What is asked
Reproduce, please, the span of lines beginning at the line with "Rebuild this chart" and ending at the line with "13.45, 13.55, 13.55]", inclusive, minus any pictures.

Data shown
--- START ---

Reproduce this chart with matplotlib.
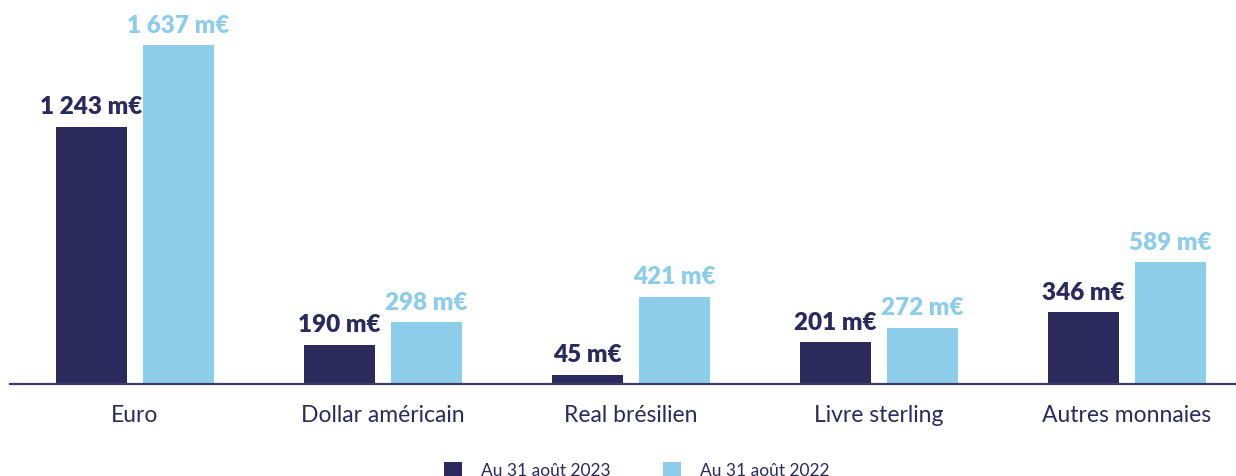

--- END ---
--- START ---

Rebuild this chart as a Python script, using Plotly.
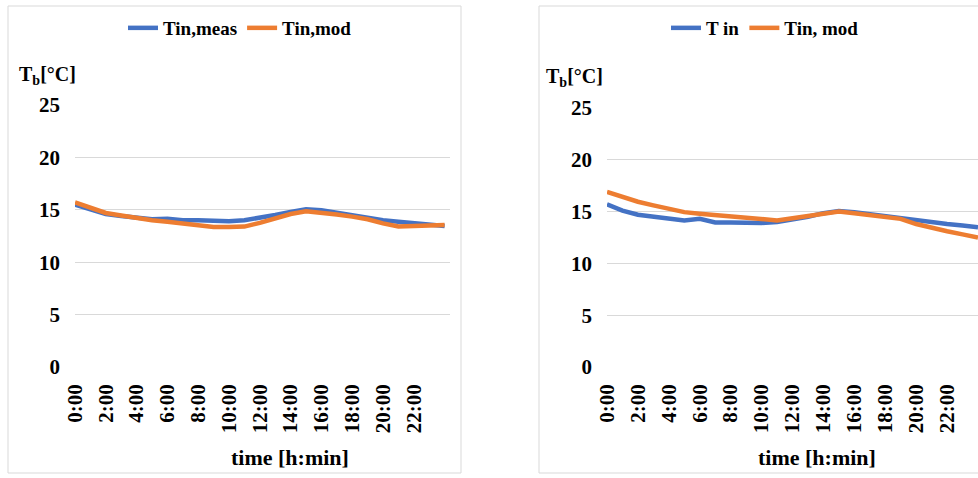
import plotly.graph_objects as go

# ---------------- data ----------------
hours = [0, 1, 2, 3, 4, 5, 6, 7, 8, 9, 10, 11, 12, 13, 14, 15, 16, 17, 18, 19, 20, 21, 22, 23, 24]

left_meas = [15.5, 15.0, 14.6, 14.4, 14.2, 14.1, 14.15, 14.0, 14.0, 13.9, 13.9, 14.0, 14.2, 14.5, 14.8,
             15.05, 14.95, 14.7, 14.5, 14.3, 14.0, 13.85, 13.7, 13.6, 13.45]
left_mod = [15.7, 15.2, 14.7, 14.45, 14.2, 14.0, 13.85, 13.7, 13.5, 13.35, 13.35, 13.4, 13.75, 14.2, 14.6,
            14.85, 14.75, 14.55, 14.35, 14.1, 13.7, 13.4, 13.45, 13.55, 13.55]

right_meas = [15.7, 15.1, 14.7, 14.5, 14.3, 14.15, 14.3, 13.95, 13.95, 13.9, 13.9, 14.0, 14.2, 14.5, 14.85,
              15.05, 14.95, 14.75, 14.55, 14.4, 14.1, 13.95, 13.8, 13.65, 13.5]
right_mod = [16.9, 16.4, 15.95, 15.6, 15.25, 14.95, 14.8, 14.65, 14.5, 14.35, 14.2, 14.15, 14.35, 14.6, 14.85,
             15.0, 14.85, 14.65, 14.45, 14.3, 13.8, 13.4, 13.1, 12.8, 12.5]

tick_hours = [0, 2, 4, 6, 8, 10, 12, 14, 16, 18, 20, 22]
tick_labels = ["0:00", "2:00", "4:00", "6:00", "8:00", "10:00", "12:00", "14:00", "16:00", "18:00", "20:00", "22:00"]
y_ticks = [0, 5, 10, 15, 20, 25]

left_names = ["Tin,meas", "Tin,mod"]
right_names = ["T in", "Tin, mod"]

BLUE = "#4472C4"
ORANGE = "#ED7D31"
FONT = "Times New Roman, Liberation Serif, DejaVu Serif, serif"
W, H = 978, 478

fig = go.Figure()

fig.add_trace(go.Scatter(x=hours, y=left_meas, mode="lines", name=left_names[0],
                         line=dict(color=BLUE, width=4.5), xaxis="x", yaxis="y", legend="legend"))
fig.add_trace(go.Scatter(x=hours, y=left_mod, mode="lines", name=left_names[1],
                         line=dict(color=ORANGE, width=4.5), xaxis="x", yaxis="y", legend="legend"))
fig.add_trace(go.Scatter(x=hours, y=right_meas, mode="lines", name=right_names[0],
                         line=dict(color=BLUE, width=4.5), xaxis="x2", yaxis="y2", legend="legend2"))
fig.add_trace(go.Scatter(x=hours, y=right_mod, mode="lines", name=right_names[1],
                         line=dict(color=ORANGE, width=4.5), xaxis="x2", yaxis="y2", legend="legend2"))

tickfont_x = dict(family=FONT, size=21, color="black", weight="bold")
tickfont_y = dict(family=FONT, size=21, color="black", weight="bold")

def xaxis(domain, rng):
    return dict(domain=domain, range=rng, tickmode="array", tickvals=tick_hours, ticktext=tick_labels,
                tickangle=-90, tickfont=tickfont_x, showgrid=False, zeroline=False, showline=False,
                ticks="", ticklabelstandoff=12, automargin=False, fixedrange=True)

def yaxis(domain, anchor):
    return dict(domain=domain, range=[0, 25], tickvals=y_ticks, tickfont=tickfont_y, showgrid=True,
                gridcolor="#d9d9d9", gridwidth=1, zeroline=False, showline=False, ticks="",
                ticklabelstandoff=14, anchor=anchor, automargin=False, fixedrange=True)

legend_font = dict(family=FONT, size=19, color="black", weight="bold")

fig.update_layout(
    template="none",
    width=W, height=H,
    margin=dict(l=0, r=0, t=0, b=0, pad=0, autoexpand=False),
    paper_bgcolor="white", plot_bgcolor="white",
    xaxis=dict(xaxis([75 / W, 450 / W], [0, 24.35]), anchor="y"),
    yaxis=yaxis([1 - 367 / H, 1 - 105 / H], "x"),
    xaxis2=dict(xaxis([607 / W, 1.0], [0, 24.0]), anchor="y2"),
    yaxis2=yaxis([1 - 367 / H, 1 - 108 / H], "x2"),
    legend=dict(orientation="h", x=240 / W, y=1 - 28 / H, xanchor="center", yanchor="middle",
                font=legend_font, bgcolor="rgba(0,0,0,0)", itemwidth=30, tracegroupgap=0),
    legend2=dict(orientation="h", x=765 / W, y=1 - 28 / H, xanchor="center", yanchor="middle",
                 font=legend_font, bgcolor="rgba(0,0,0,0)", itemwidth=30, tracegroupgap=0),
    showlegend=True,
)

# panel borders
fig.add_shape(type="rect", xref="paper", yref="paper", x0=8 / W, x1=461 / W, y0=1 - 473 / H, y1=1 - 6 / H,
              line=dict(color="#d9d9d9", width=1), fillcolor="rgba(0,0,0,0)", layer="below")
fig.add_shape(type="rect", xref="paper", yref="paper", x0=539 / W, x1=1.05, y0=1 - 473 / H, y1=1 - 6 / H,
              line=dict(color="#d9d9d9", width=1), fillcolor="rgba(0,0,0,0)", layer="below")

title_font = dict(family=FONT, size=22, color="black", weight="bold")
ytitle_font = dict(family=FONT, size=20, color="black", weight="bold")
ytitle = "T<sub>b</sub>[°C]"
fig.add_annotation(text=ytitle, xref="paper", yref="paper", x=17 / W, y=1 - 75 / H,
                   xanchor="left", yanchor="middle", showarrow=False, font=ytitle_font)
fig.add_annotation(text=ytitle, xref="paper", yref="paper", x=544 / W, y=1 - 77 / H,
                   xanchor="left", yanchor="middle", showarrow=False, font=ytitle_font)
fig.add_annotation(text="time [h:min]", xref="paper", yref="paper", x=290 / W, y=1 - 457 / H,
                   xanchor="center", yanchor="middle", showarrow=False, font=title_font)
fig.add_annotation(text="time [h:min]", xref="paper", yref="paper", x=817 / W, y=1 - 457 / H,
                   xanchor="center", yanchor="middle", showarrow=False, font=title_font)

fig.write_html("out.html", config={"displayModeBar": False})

--- END ---

Response to the task
Rebuild this chart as a Python script, using Plotly.
import plotly.graph_objects as go

# ---------------- data ----------------
hours = [0, 1, 2, 3, 4, 5, 6, 7, 8, 9, 10, 11, 12, 13, 14, 15, 16, 17, 18, 19, 20, 21, 22, 23, 24]

left_meas = [15.5, 15.0, 14.6, 14.4, 14.2, 14.1, 14.15, 14.0, 14.0, 13.9, 13.9, 14.0, 14.2, 14.5, 14.8,
             15.05, 14.95, 14.7, 14.5, 14.3, 14.0, 13.85, 13.7, 13.6, 13.45]
left_mod = [15.7, 15.2, 14.7, 14.45, 14.2, 14.0, 13.85, 13.7, 13.5, 13.35, 13.35, 13.4, 13.75, 14.2, 14.6,
            14.85, 14.75, 14.55, 14.35, 14.1, 13.7, 13.4, 13.45, 13.55, 13.55]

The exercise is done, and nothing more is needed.